Well, I now have a fully functioning vessel, as a good friend, Jeff, ran the wires for my bow and stern light. He did an awesome job, as he concealed the wires inside pvc tubing, installed a switch for the bow and stern light, and made and installed an isolation block. I learned a lot from watching and listening to him. Thanks again Jeff!! Well, I just got back from Meigs beach, a park on choctawhatchee bay, and I just sat there in total amazement listening to mullet splashing in the distance, seeing a blue heron stalking bait fish, and watching night turn to light over the glassy bay!! It's this time of the year that I truly feel alive!! We all should be very thankful that we live in this beautiful area and are able to harvest the sea. I love it!! Happy Easter all and all be well!!

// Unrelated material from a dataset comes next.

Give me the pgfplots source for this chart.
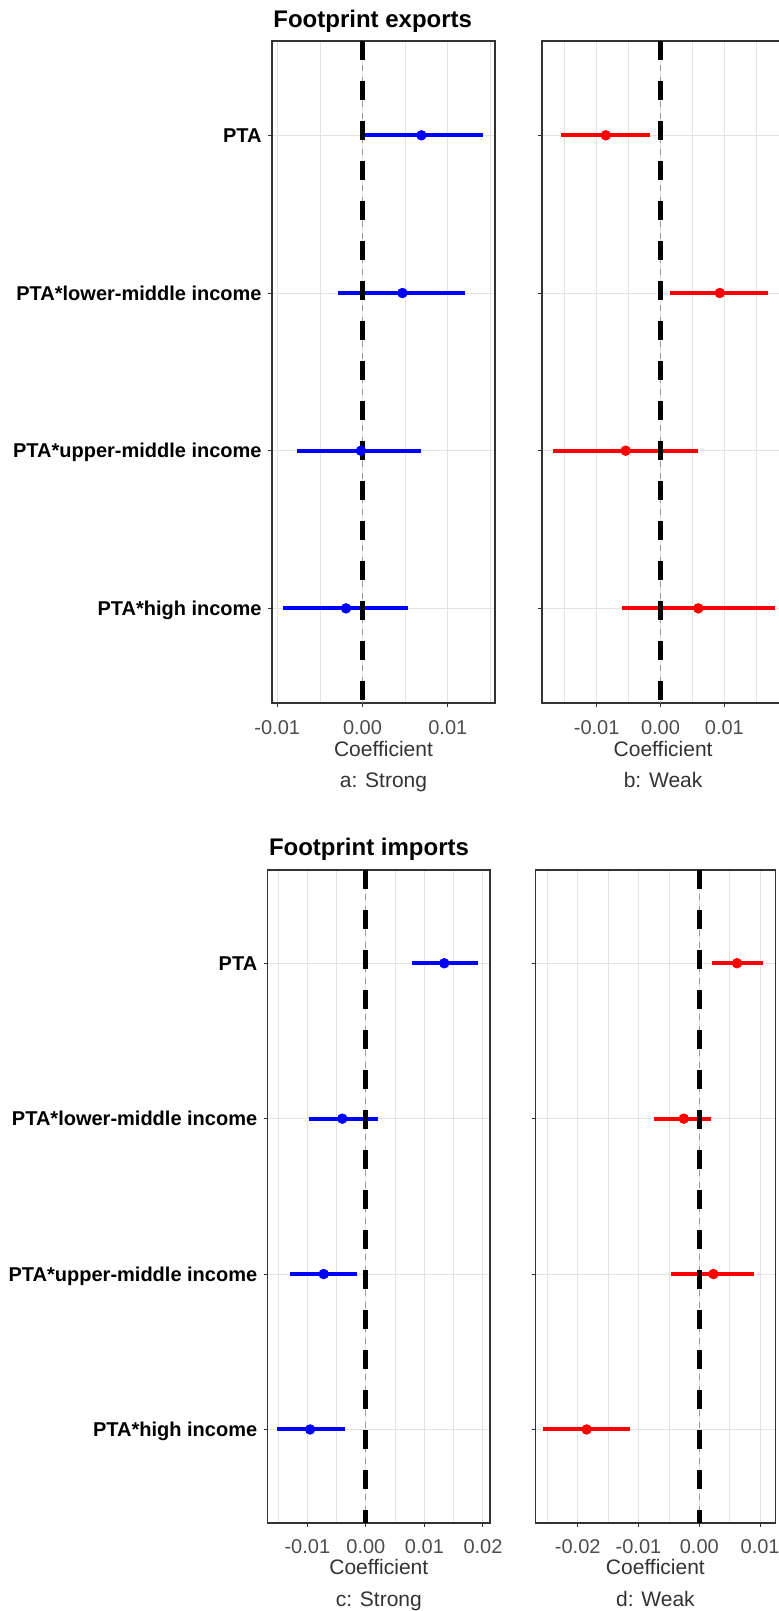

Deadeye, 16ft v-alum lund, 25 Johnson


----------



## grey ghost (Jul 24, 2011)

dude, all that smack and no pics?? jk lol


----------



## deadeyedave (Nov 4, 2008)

Funny grey ghost!! Yeah, I can start gigging now and I will put some pics up.
It's going to feel good tracking em' down again, as I haven't gigged a flounder since the fall of 2010. I sold my old boat and just recently got another one. I'm going very very soon!!

Deadeye


----------



## bamafan611 (Mar 1, 2010)

At that moment of revelation our fears are gone. Our sorrow is turned to joy. Our hopes are revived. Isn’t it amazing how the presence of Jesus can turn our world around?
When Jesus calls our name, it completely changes our life forever. The good news is that Jesus is still in the business of calling our names. And when he calls your name, it also changes your life forever.


----------



## bamafan611 (Mar 1, 2010)

Happy Easter


----------



## Emerald Ghost (Mar 11, 2008)

bamafan611 said:


> At that moment of revelation our fears are gone. Our sorrow is turned to joy. Our hopes are revived. Isn’t it amazing how the presence of Jesus can turn our world around?
> When Jesus calls our name, it completely changes our life forever. The good news is that Jesus is still in the business of calling our names. And when he calls your name, it also changes your life forever.


----------------------------------------------------------------------------------
Amen .


----------



## grey ghost (Jul 24, 2011)

deadeyedave said:


> Funny grey ghost!! Yeah, I can start gigging now and I will put some pics up.
> It's going to feel good tracking em' down again, as I haven't gigged a flounder since the fall of 2010. I sold my old boat and just recently got another one. I'm going very very soon!!
> 
> Deadeye


i have never gigged flatties, it is on my bucket list though! I have gigged many frogs in younger days. It sounds/looks very fun, good luck with knew lighting!!


----------



## deadeyedave (Nov 4, 2008)

bamafan611 said:


> At that moment of revelation our fears are gone. Our sorrow is turned to joy. Our hopes are revived. Isn’t it amazing how the presence of Jesus can turn our world around?
> When Jesus calls our name, it completely changes our life forever. The good news is that Jesus is still in the business of calling our names. And when he calls your name, it also changes your life forever.


My line was busy for awhile, but he finally got thru!!

Deadeye


----------